WaveY-Net: Physics-augmented deep learning for high-speed electromagnetic simulation and optimization
This addresses the need for faster simulation and optimization in photonic device design, offering a potential replacement for traditional Maxwell simulators, though it appears incremental as it builds on existing physics-augmented methods.
The paper tackled the problem of slow electromagnetic field simulations for photonic devices by introducing WaveY-Net, a hybrid deep learning model that predicts field distributions with ultra-fast speeds and high accuracy, achieving this through physics-augmented training and enabling effective optimization of metagratings.
The calculation of electromagnetic field distributions within structured media is central to the optimization and validation of photonic devices. We introduce WaveY-Net, a hybrid data- and physics-augmented convolutional neural network that can predict electromagnetic field distributions with ultra fast speeds and high accuracy for entire classes of dielectric photonic structures.

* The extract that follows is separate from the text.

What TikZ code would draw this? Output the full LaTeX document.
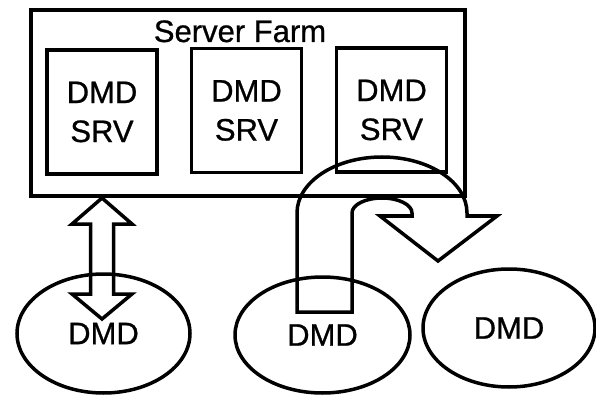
\documentclass[tikz,border=0pt]{standalone}
\usepackage{fontspec}
\setmainfont{Liberation Sans}[FakeBold=0.8]
\usetikzlibrary{shapes.geometric}

\begin{document}
\begin{tikzpicture}[x=1pt,y=-1pt,line width=3.5pt,
  font=\fontsize{31}{39}\selectfont,
  srv/.style={draw,rectangle,minimum width=110pt,minimum height=124pt,inner sep=0pt,align=center},
  dmd/.style={draw,ellipse,inner sep=0pt},
  blockarrow/.style={draw,line join=miter}]
  \useasboundingbox (0,0) rectangle (596,395);
  % server farm and its servers
  \node[draw,line width=4pt,minimum width=434pt,minimum height=186pt,inner sep=0pt] (farm) at (248,103) {};
  \node[anchor=base,inner sep=0pt] (title) at (240,42) {Server Farm};
  \node[srv] (s1) at (102,112) {DMD\\SRV};
  \node[srv] (s2) at (246.5,110.5) {DMD\\SRV};
  \node[srv] (s3) at (391.5,110) {DMD\\SRV};
  % clients
  \node[dmd,minimum width=173pt,minimum height=119pt] (d1) at (103.5,333.5) {DMD};
  \node[dmd,minimum width=175pt,minimum height=116pt] (d2) at (322.5,335) {DMD};
  \node[dmd,minimum width=172pt,minimum height=118pt] (d3) at (509,328) {DMD};
  % double arrow farm <-> d1
  \coordinate (up) at (s1.south |- farm.south);
  \draw[blockarrow] (up) -- ++(30,26) -- ++(-18.5,0) -- ++(0,70) -- ++(18.5,0)
    -- ++(-30,25) -- ++(-30,-25) -- ++(18.5,0) -- ++(0,-70) -- ++(-18.5,0) -- cycle;
  % u-turn arrow d2 -> d3
  \coordinate (tail) at (297,312);
  \draw[blockarrow] (tail) -- (297,213)
    arc[start angle=180,end angle=360,x radius=85,y radius=56]
    -- (467,216) -- (497,216) -- (438,261) -- (380,216) -- (412,216) -- (412,213)
    arc[start angle=0,end angle=-180,x radius=30,y radius=15]
    -- (352,312) -- cycle;
\end{tikzpicture}
\end{document}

This accuracy is achieved by training the neural network to learn only the magnetic near-field distributions of a system and to use a discrete formalism of Maxwell's equations in two ways: as physical constraints in the loss function and as a means to calculate the electric fields from the magnetic fields. As a model system, we construct a surrogate simulator for periodic silicon nanostructure arrays and show that the high speed simulator can be directly and effectively used in the local and global freeform optimization of metagratings. We anticipate that physics-augmented networks will serve as a viable Maxwell simulator replacement for many classes of photonic systems, transforming the way they are designed.